Le lendemain matin, Marie-Castille Mention-Schaar,
accompagnée cette fois de Noémie Merlant, est au Plessis-Robinson
(Hauts-de-Seine) pour une rencontre avec quelque 250 élèves de
troisième des collèges Romain-Rolland et -Nicolas-Ledoux. Les
applaudissements sont nourris quand, à la fin de la projection, la
réalisatrice descend vers la scène, serrant contre elle la jeune
actrice. Les rires moqueurs, dès qu'un élève prend la parole,
n'empêchent pas les questions de fuser. " Est-ce que ce sont les
attentats qui vous ont poussée à faire ce film ? " ; " Les illuminatis,
ça a un rapport avec l'islam ? " ; " Les actrices que vous avez
choisies, elles étaient concernées par ces histoires ? " Marie-Castille
Mention-Schaar répond longuement à chacun, insistant sur le plaisir
qu'elle prend à ces rencontres : " On fait des films pour les partager
avec le public, pour qu'un lien se crée.

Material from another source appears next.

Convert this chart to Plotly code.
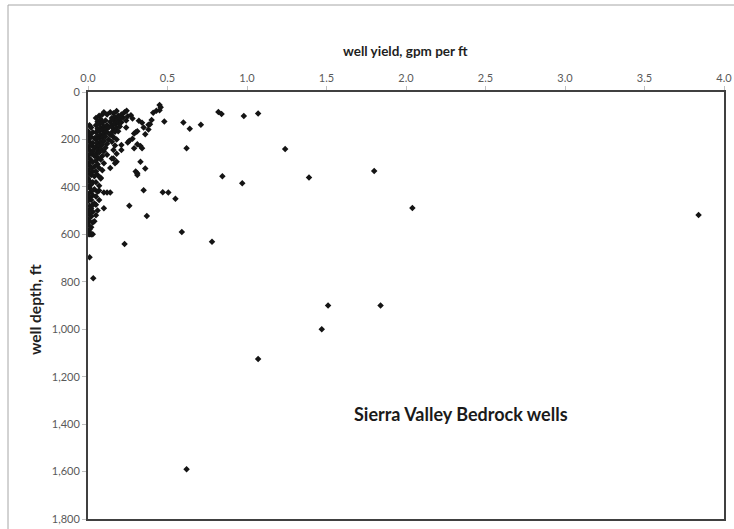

La culture est un moyen de
parler de notre société, d'éveiller les consciences. Le cinéma sert à
cela. "
Les questions sont plus personnelles pour Noémie
Merlant (Sonia) : " Ça n'a pas été dur de jouer une fille radicalisée ?
" ; " Est-ce que vous êtes musulmane ? " La comédienne répond que non,
elle n'est pas musulmane, mais que la découverte du Coran l'a
intéressée. Qu'elle a travaillé avec une jeune fille en cours de
déradicalisation pour interpréter son personnage : " Au Festival
d'Angoulême, des adolescentes m'ont dit “Votre rôle, c'est moi !” "
Elle comprend que des jeunes soient perturbés par le monde actuel : "
Moi aussi, adolescente, je voulais changer le monde, j'avais des
idéaux, et j'en ai encore ! "
Alors que, le débat terminé, quelques élèves se
bousculent vers la scène, smartphone en main, pour une séance de
selfies, un jeune garçon attend la réalisatrice à la sortie de la
salle. " Il y aura une suite, madame ? Parce qu'on a envie de savoir ce
qui arrive à Noémie après son départ pour la Syrie. " Dans son regard,
on devine une vraie inquiétude pour le devenir de la jeune fille de
fiction, comme s'il s'agissait d'une copine de classe.